Examples: “If the hypothesis is correct and increasing fertilizer leads to increased plant growth, then the plants in the fertilized group will be taller than those in the non-fertilized group.”
In summary, a hypothesis is a statement that suggests a potential explanation for a phenomenon, while a prediction is a statement that anticipates the specific outcomes expected if the hypothesis is true. The hypothesis guides the research, and the prediction helps in designing the experiment and evaluating its results. Both are integral parts of the scientific method and contribute to the systematic investigation and understanding of natural phenomena.
How to write a hypothesis
Writing a hypothesis involves formulating a clear and testable statement that predicts the expected outcome of an experiment or research study. Here’s a step-by-step guide on how to write a hypothesis:
Identify the Research Question:
Clearly define the problem or question you want to investigate. Be specific about the variables involved.
Review Existing Knowledge:
Before formulating your hypothesis, review existing literature and observations related to your research question. This background information will help you develop a well-informed hypothesis.
Determine the independent variable (the variable you will manipulate) and the dependent variable (the variable you will measure). If applicable, identify any control variables.
Decide whether your hypothesis will be directional (predicts a specific direction of the relationship) or non-directional (predicts the existence of a relationship without specifying its direction).
Formulate a Statement:
Write a clear and concise statement that expresses the expected relationship between the variables. Use clear and specific language, avoiding ambiguity.

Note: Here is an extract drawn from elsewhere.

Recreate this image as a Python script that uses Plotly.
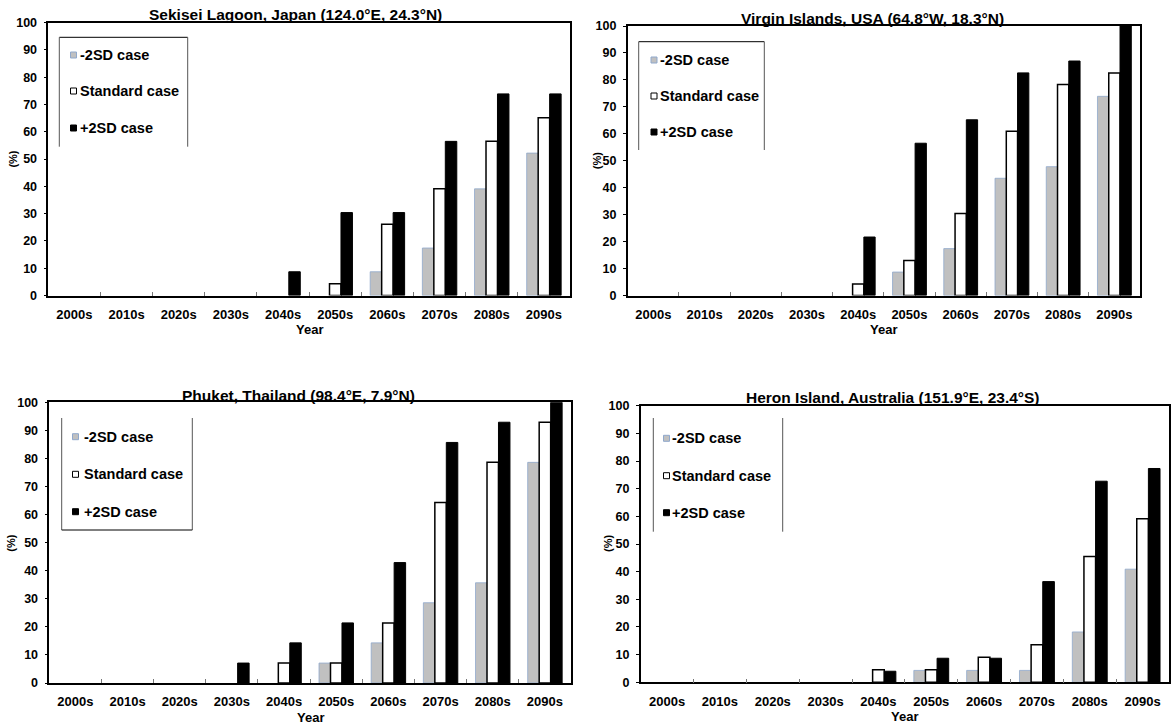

Directional Hypothesis: “Increasing the amount of sunlight will lead to an increase in plant growth.”
Non-directional Hypothesis: “There is a relationship between caffeine consumption and sleep quality.”
Be Testable and Falsifiable:
Ensure that your hypothesis is testable through experimentation or observation. It should be possible to collect data that either supports or refutes your statement. Additionally, make sure it is falsifiable, meaning that there is a potential to prove it wrong.
Write your hypothesis in clear and simple language. Avoid unnecessary technical terms or jargon that might make it difficult for others to understand.
Consider Alternative Hypotheses:
Acknowledge the possibility of alternative explanations or outcomes. This demonstrates a thorough understanding of the complexity of the research question.
Specify the Population:
If applicable, specify the population or sample to which your hypothesis applies. This adds clarity and precision to your statement.
State the Null Hypothesis (Optional):
If relevant, state the null hypothesis (H0), which suggests no significant effect or relationship. This provides a basis for statistical testing.
Revise and Refine:
Review your hypothesis for clarity, specificity, and coherence. Seek feedback from colleagues or mentors to refine your statement.
Remember that a well-written hypothesis is a foundation for sound scientific research. It guides your study, facilitates data collection and analysis, and contributes to the broader understanding of the researched phenomenon.